Speaking at Civil Society Media's Trustee Exchange conference in London last week, Mike Taylor, commercial director at BHF, said charities were “not great at telling that story”.
Taylor said charity retailers in particular had a story to tell about the “virtuous cycle” their operations provide to society.
He said charity retailers provide a benefit to society through:
- Providing a place for individuals and companies to offer their unwanted goods for reuse by someone else
- Selling items such as furniture cheaper than they would be on the high street for consumers of limited means
- Driving footfall on the high street by producing viable shops in a tough commercial environment
- Regenerating the properties their shops are in
- Creating jobs and volunteering opportunities within the stores
- Putting money into the community through use of local delivery companies and service firms
He said many charity retailers also use their shops as a “community hub”, with the BHF providing cause-related services such as blood pressure testing and CPR training in-store.
Taylor concluded his presentation by saying: “All charity retailing is about more than just raising money, vital though it is. In our view, it is the story that needs much better telling.”
In response to a question about what charities can do to improve their effect on wider society, Taylor said that “in the vast majority of cases these things happen anyway”.

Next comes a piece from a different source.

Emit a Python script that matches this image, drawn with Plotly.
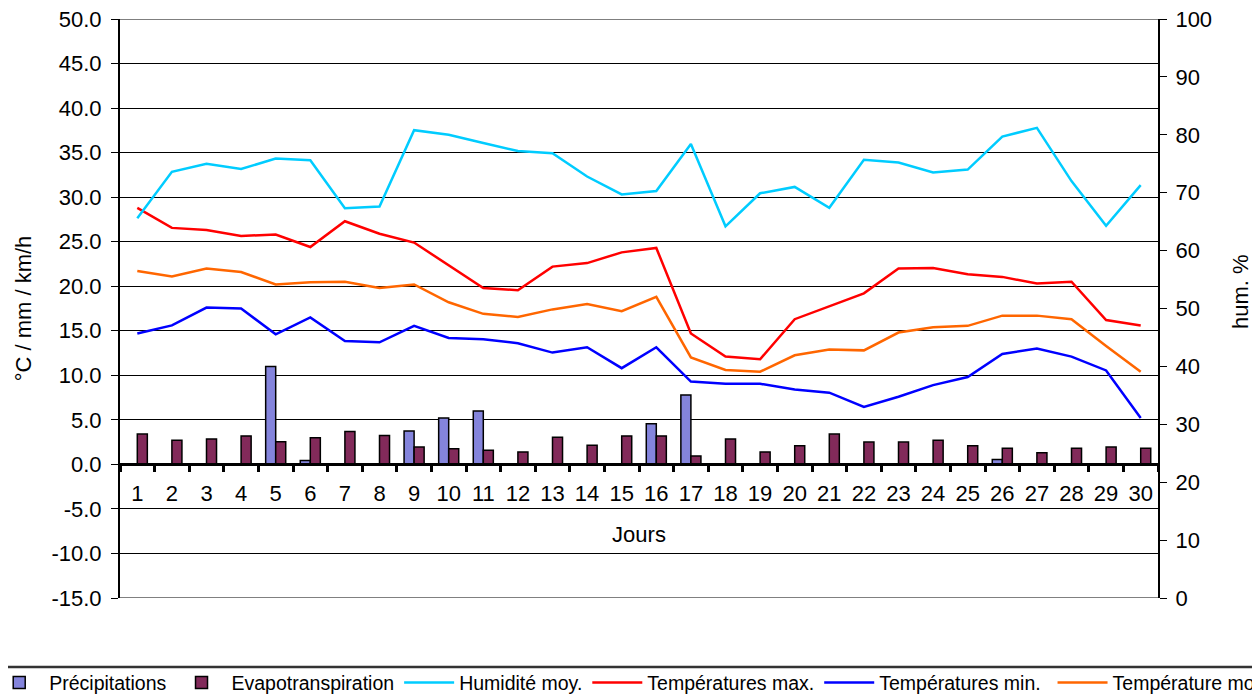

He said: “They are an incidental, beneficial by-product of what we do. As a sector, I think we are collectively not necessarily great at telling that story.
“There is something about the sector being able to look back and recognise the benefits that it brings just by existing.”
In his speech, Taylor also said BHF has recently taken steps to reduce its carbon footprint by changing the lighting in all its 740 stores to low-energy or LED bulbs.
This change, he said, had “significantly reduced” the charity’s energy usage and would save it “millions of pounds” over the next five years.